Extract the lines from the start through the line that holds "41.67, 41.26, 41.0];", both included, omitting all images.

§ MATERIAL:
☆ ☆ ☆ ☆ ☆ ☆ ☆

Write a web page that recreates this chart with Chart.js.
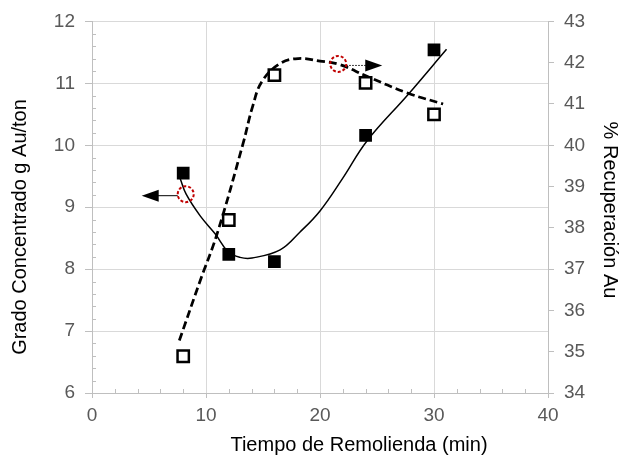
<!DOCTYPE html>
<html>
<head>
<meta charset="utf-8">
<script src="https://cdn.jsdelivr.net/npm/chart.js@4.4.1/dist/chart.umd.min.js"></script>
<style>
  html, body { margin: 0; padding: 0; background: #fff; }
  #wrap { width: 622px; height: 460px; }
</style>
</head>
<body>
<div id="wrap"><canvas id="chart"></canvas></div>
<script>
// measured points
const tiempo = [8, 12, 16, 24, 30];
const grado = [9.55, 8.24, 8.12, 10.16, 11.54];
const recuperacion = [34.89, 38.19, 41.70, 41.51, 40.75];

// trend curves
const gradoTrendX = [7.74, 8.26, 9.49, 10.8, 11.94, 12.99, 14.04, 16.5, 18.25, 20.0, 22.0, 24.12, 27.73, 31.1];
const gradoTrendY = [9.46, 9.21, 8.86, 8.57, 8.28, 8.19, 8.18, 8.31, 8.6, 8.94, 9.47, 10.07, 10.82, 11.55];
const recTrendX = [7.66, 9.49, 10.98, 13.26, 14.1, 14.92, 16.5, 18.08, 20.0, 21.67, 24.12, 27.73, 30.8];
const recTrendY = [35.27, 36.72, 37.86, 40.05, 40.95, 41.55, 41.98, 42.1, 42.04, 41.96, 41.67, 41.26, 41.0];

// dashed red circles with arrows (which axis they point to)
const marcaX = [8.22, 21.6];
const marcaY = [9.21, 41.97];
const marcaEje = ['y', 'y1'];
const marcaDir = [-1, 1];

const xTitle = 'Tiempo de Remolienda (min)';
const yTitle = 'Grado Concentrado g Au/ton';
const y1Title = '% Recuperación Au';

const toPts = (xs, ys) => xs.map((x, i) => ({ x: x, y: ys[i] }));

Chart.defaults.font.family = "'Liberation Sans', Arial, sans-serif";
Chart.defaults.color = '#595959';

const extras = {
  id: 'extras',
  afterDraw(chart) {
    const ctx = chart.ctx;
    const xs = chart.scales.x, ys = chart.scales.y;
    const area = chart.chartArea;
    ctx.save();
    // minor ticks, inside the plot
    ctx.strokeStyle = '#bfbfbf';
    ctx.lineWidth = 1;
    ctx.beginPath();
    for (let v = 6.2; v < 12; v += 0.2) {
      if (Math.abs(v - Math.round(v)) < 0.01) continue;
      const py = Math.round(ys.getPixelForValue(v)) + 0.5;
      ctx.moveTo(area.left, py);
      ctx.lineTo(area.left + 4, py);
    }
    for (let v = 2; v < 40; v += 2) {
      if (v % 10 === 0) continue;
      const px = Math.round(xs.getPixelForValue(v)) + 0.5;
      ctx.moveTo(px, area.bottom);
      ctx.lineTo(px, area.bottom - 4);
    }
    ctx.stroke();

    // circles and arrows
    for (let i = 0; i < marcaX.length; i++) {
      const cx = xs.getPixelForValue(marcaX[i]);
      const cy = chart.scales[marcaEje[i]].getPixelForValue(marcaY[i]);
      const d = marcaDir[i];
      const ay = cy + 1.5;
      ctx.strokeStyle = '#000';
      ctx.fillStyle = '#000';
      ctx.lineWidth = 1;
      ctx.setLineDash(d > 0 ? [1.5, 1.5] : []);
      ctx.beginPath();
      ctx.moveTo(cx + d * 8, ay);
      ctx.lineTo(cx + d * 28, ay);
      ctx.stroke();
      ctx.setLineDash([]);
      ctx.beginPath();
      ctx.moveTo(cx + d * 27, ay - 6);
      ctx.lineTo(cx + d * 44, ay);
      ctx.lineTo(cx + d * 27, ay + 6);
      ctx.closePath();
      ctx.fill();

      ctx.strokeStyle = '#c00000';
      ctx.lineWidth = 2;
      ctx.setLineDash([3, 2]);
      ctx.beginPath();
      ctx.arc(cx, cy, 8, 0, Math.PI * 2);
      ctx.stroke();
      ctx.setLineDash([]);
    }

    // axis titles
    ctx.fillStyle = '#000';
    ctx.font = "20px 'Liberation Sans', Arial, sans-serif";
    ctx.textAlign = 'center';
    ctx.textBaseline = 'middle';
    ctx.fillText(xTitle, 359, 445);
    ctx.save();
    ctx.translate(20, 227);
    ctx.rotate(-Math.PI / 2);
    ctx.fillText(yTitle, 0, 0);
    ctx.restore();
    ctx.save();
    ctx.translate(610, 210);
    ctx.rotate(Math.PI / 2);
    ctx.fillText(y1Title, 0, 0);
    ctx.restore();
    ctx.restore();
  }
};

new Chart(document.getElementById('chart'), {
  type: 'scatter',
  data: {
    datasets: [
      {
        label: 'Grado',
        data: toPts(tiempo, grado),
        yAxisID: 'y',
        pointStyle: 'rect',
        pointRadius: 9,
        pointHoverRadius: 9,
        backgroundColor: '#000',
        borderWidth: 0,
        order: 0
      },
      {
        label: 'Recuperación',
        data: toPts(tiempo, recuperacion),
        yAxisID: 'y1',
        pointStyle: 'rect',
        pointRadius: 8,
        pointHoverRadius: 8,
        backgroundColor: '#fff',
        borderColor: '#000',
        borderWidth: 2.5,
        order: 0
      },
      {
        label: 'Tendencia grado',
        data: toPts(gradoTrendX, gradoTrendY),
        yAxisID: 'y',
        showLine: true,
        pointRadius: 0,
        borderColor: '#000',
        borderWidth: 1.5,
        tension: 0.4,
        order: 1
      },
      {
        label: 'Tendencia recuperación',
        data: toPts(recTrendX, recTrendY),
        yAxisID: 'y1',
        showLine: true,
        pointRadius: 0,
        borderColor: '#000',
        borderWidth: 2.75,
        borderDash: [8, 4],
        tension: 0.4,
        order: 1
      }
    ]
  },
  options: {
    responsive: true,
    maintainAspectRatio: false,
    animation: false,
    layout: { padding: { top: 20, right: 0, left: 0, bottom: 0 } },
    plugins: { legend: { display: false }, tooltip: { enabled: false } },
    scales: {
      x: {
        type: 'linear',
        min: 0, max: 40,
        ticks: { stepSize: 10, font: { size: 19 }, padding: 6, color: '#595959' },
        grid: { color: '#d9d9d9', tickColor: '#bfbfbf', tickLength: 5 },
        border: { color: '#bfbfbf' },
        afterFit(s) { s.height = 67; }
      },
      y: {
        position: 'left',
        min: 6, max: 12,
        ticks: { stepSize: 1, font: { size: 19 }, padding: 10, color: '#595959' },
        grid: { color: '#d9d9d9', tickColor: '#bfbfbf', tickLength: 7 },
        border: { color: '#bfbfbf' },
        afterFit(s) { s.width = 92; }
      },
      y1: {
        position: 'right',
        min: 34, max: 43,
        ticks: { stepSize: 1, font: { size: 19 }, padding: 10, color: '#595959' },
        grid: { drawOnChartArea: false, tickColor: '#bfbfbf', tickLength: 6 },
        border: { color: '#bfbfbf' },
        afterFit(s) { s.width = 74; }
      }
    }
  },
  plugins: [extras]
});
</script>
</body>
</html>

☆ ☆ ☆ ☆ ☆ ☆ ☆

§ EXERCISE RESPONSE:
Write a web page that recreates this chart with Chart.js.
<!DOCTYPE html>
<html>
<head>
<meta charset="utf-8">
<script src="https://cdn.jsdelivr.net/npm/chart.js@4.4.1/dist/chart.umd.min.js"></script>
<style>
  html, body { margin: 0; padding: 0; background: #fff; }
  #wrap { width: 622px; height: 460px; }
</style>
</head>
<body>
<div id="wrap"><canvas id="chart"></canvas></div>
<script>
// measured points
const tiempo = [8, 12, 16, 24, 30];
const grado = [9.55, 8.24, 8.12, 10.16, 11.54];
const recuperacion = [34.89, 38.19, 41.70, 41.51, 40.75];

// trend curves
const gradoTrendX = [7.74, 8.26, 9.49, 10.8, 11.94, 12.99, 14.04, 16.5, 18.25, 20.0, 22.0, 24.12, 27.73, 31.1];
const gradoTrendY = [9.46, 9.21, 8.86, 8.57, 8.28, 8.19, 8.18, 8.31, 8.6, 8.94, 9.47, 10.07, 10.82, 11.55];
const recTrendX = [7.66, 9.49, 10.98, 13.26, 14.1, 14.92, 16.5, 18.08, 20.0, 21.67, 24.12, 27.73, 30.8];
const recTrendY = [35.27, 36.72, 37.86, 40.05, 40.95, 41.55, 41.98, 42.1, 42.04, 41.96, 41.67, 41.26, 41.0];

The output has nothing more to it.